While we are being given thoughts that seem to be telling and not showing, Salinger puts us inside Holden's brain and shows us what his character is like through his thoughts. Was 'he stinking it up'? Prolly not, because Holden is wildly judgemental of everything. From that excerpt, we know that he is pretty abrasive and rebellious. He dislikes pretension. He dislikes those who are fooled by pretension. What we don't know is what the crowd, music, and room were like for everyone else. That's show don't tell through narration.
Another amazing example is American Psycho.
"Where are you going?" she asks again. I make no comment, lost in my own private maze, thinking about other things: warrants, stock offerings, ESOPs, LBOs, IPOs, finances, refinances, debentures, converts, proxy statements, 8-Ks, 10-Qs, zero coupons, PiKs, GNPs, the IMF, hot executive gadgets, billionaires, Kenkichi Nakajima, infinity, Infinity, how fast a luxury car should go, bailouts, junk bonds, whether to cancel my subscription to The Economist, the Christmas Eve when I was fourteen and had raped one of our maids."

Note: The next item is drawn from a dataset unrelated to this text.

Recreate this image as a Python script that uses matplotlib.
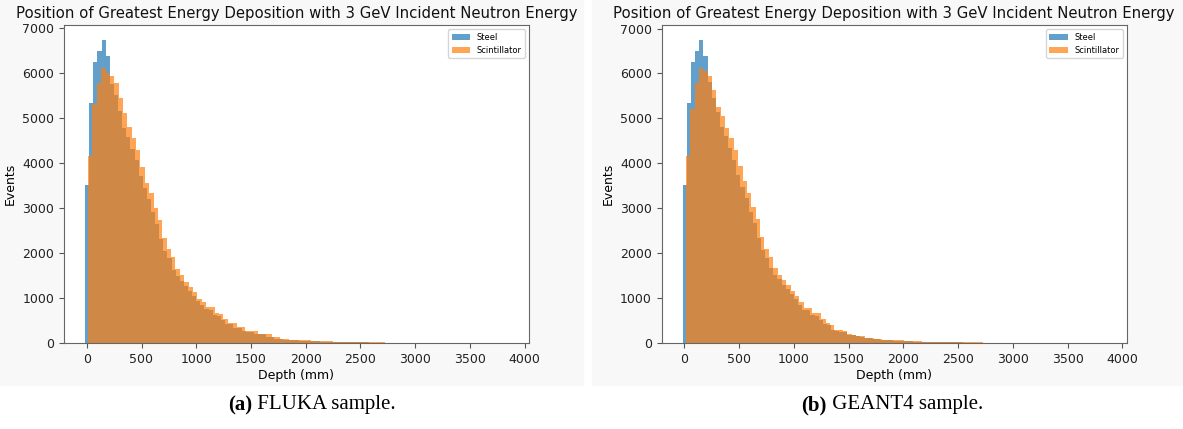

He's been asked something by a woman and he thinks of the rape he committed at 14. We're shown he's a rapist and that he has thoughts of raping the woman who asked him the question. We're shown that when this woman talks to him, he's distracted by thoughts of meaningless things. We've not been told what the character does for a living, but you might have concluded that he works in the finance industry. We're shown that he's ostentatious. We're shown that rape is considered to be as important a topic as hot executive gadgets. We are shown that he's unfeeling. If you told, instead of showed, everything that's in that excerpt, you might be typing for two pages. Your reader would not have been jolted by that last sentence. You would also have been far less stylish and sexy.